Dam Structure (center in green) will be built due to water level differences in new channel, which is part of the canal expansion.
Photo: Panama Canal Authority
Dam Structure (center in green) will be built due to water level differences in new channel, which is part of the canal expansion.

Fomento de Construcciones y Contratas S.A., along with Mexico’s Empresas ICA and Constructora MECO of Costa Rica, submitted a bid of $268 million for the fourth and final contract to construct a 6.7-kilometer-long access channel on the canal’s Pacific side. Also submitting were a team led by Panama City-based ISC Panamá, which bid $295 million; Belgian dredging firm Jan de Nul and China’s CHEC, which bid $359 million; and one from Brazilian contractor Odebrecht at $380 million.
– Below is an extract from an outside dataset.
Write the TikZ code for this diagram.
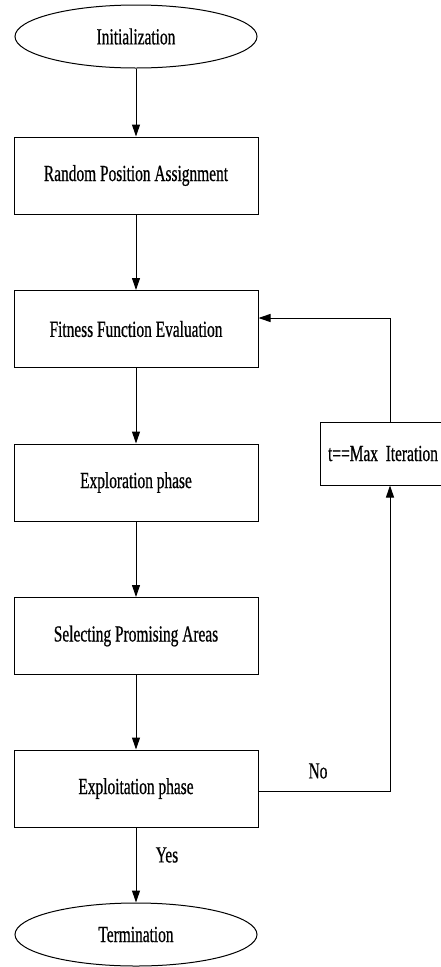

“We are pleased to see that the competition among top construction companies has resulted in bids that are within the budget,” says Jorge L. Quijano, executive vice president of engineering and program management for the Panama Canal Authority, the waterway’s quasi-governmental oversight body. Officials will award the contract in early 2010.

When completed in 2014, the Third Lane Expansion is set to double the canal’s cargo capacity. The project will increase the number of vessels that can travel its 80-km-long length and allow passage of post-Panamax ships that now cannot be accommodated. The new access channel is required to connect the canal’s existing navigation channel and new locks to be built on the waterway’s Pacific side.